Si pensa comunemente che l’erede di Gogol, per stile e dipendenza letteraria sia Bulgakov, il che sarebbe vero non fosse per la completa mancanza di fede religiosa in Gogol rispetto a Bulgakov che invece è un autentico mistico.. Il continuatore del pensiero di Gogol è un altro ucraino anche se non propriamente un poeta, Leo Trotskij che nella sua La Rivoluzione tradita, descrive un nuovo infermo russo. Come Gogol, Trotskij sognava un paradiso russo e rimane schiacciato dai gironi del sistema burocratico che ha soppiantato ogni speranza democratica in brevissimo tempo. Su cosa si fondava questo strapotere burocratico? Sulla servitù della gleba, la stessa che domina le ambizioni del protagonista delle Anime morte, Cicikov. Invece di emancipare la gleba, la Rivoluzione rafforzò la burocrazia già potentissima ai tempi dello zarismo. Questa burocrazia è il pilastro della Russia di oggi, trecentomila persone solo quelle impiegate nella sicurezza personale del capo del Cremlino, un esercito costruito direttamente dal vecchio Kgb, che poi altro non era che la polizia politica zarista. Per due interi secoli polizia e burocrazia in Russia si confondono, sono praticamente lo stesso, l’ossatura del regime. Ogni volta che emerge un soggetto diverso, il kulaki, piuttosto che il neppista, lo eliminano. Un qualche singolo individuo che disturba? Il gulag, l’esilio, una picconata in testa. Rimani un buon servo della gleba che si toglie il berretto davanti allo starosta e avrai una possibilità di farcela.
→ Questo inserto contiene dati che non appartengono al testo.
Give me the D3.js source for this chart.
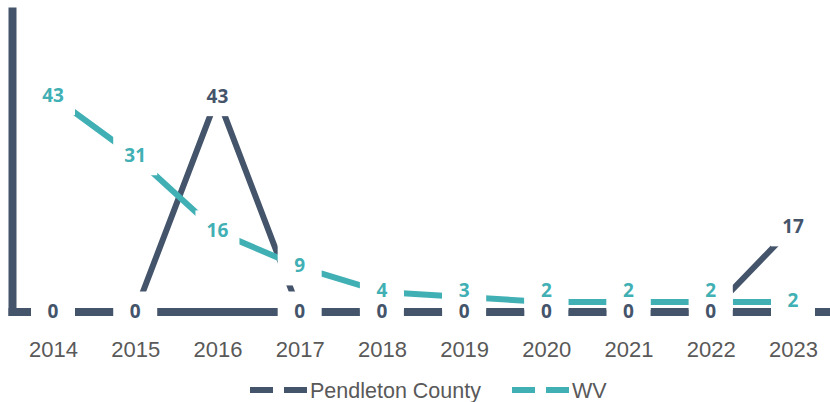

Giusto un Cicikov potrebbe pavoneggiarsi per il risultato delle urne in Russia e credere magari che quello lo renda più sicuro e potente, quando in realtà in Russia nessuno si è accorto delle elezioni. Non c’è campagna elettorale, non ci sono candidati, ci si reca alle urne come alla visita medica prescritta in ufficio. Gogol descriveva questa disposizione meccanica della vita russa attraverso l’esposizione di registri, pratiche, numeri che di fatto cancellavano qualunque originalità individuale fino a togliere qualsiasi significato alla stessa esistenza umana. Milioni di persone erano come niente, una semplice cifra di inchiostro su un pezzetto di carta che poteva essere appallottolato in qualsiasi momento. Bentornati in Russia.